→ Input records:

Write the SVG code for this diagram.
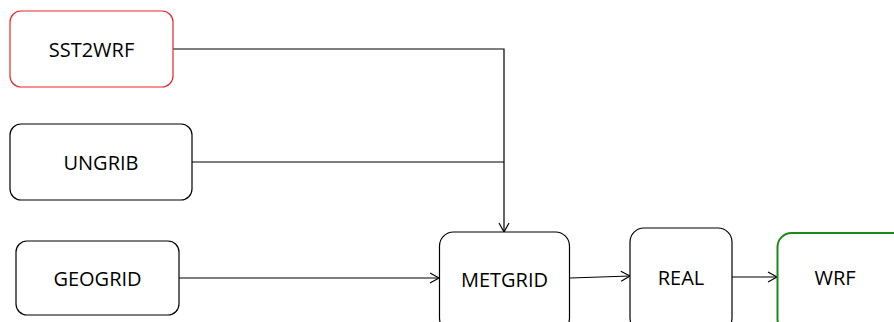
<svg xmlns="http://www.w3.org/2000/svg" width="894" height="322" viewBox="0 0 894 322">
<style>
.box{fill:#fff;stroke:#000;stroke-width:1.2}
.lbl{font-family:"Open Sans","Liberation Sans",sans-serif;font-size:20px;fill:#000;text-anchor:middle;dominant-baseline:central}
.con{fill:none;stroke:#000;stroke-width:1.2}
</style>
<defs>
<marker id="ah" markerWidth="12" markerHeight="12" refX="10" refY="6" orient="auto" markerUnits="userSpaceOnUse">
<path d="M1,1 L10,6 L1,11" fill="none" stroke="#000" stroke-width="1.2"/>
</marker>
</defs>
<rect width="894" height="322" fill="#fff"/>
<g id="connectors">
<path class="con" d="M173,49 H504 V232" marker-end="url(#ah)"/>
<path class="con" d="M192,162 H504"/>
<path class="con" d="M179,278 H439" marker-end="url(#ah)"/>
<path class="con" d="M570,278 L630,276" marker-end="url(#ah)"/>
<path class="con" d="M732,277 H777" marker-end="url(#ah)"/>
</g>
<g id="sst2wrf"><rect class="box" x="10" y="11" width="163" height="76" rx="11" style="stroke:#e8262b"/><text class="lbl" x="91.5" y="49">SST2WRF</text></g>
<g id="ungrib"><rect class="box" x="10" y="124" width="182" height="76" rx="11"/><text class="lbl" x="101" y="162">UNGRIB</text></g>
<g id="geogrid"><rect class="box" x="16" y="241" width="163" height="74" rx="11"/><text class="lbl" x="97.5" y="278">GEOGRID</text></g>
<g id="metgrid"><rect class="box" x="439.5" y="232" width="130" height="100" rx="14"/><text class="lbl" x="504.5" y="279">METGRID</text></g>
<g id="real"><rect class="box" x="630" y="228" width="102" height="104" rx="14"/><text class="lbl" x="681" y="277">REAL</text></g>
<g id="wrf"><rect class="box" x="777.5" y="233" width="130" height="100" rx="14" style="stroke:#1a8a1a;stroke-width:2"/><text class="lbl" x="835" y="277">WRF</text></g>
</svg>
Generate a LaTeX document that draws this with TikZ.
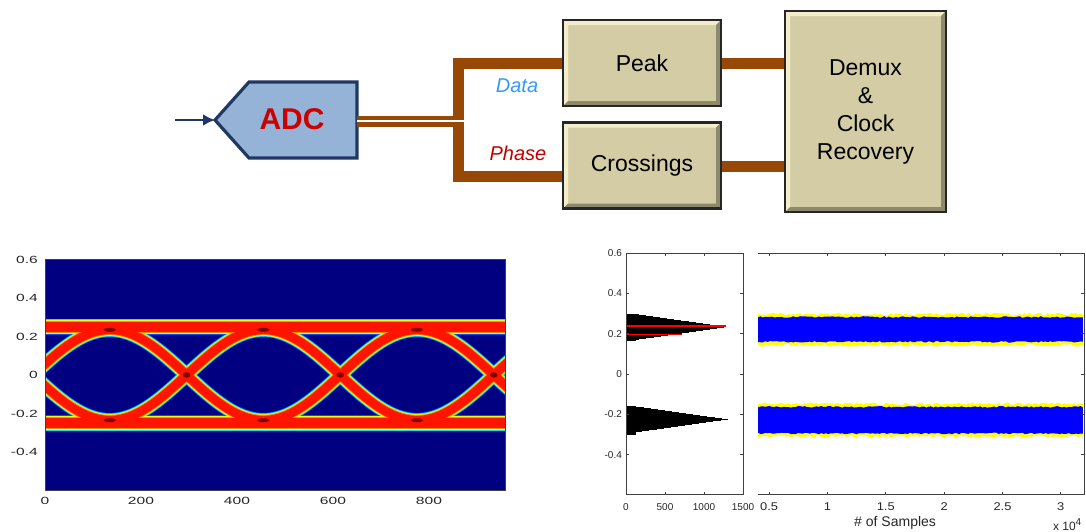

→ Goal of the exercise: Copy the whole listing above word for word but do not carry over the pictures.

→ Solution for this problem:
Write the SVG code for this diagram.
<svg xmlns="http://www.w3.org/2000/svg" width="894" height="322" viewBox="0 0 894 322">
<style>
.box{fill:#fff;stroke:#000;stroke-width:1.2}
.lbl{font-family:"Open Sans","Liberation Sans",sans-serif;font-size:20px;fill:#000;text-anchor:middle;dominant-baseline:central}
.con{fill:none;stroke:#000;stroke-width:1.2}
</style>
<defs>
<marker id="ah" markerWidth="12" markerHeight="12" refX="10" refY="6" orient="auto" markerUnits="userSpaceOnUse">
<path d="M1,1 L10,6 L1,11" fill="none" stroke="#000" stroke-width="1.2"/>
</marker>
</defs>
<rect width="894" height="322" fill="#fff"/>
<g id="connectors">
<path class="con" d="M173,49 H504 V232" marker-end="url(#ah)"/>
<path class="con" d="M192,162 H504"/>
<path class="con" d="M179,278 H439" marker-end="url(#ah)"/>
<path class="con" d="M570,278 L630,276" marker-end="url(#ah)"/>
<path class="con" d="M732,277 H777" marker-end="url(#ah)"/>
</g>
<g id="sst2wrf"><rect class="box" x="10" y="11" width="163" height="76" rx="11" style="stroke:#e8262b"/><text class="lbl" x="91.5" y="49">SST2WRF</text></g>
<g id="ungrib"><rect class="box" x="10" y="124" width="182" height="76" rx="11"/><text class="lbl" x="101" y="162">UNGRIB</text></g>
<g id="geogrid"><rect class="box" x="16" y="241" width="163" height="74" rx="11"/><text class="lbl" x="97.5" y="278">GEOGRID</text></g>
<g id="metgrid"><rect class="box" x="439.5" y="232" width="130" height="100" rx="14"/><text class="lbl" x="504.5" y="279">METGRID</text></g>
<g id="real"><rect class="box" x="630" y="228" width="102" height="104" rx="14"/><text class="lbl" x="681" y="277">REAL</text></g>
<g id="wrf"><rect class="box" x="777.5" y="233" width="130" height="100" rx="14" style="stroke:#1a8a1a;stroke-width:2"/><text class="lbl" x="835" y="277">WRF</text></g>
</svg>
Generate a LaTeX document that draws this with TikZ.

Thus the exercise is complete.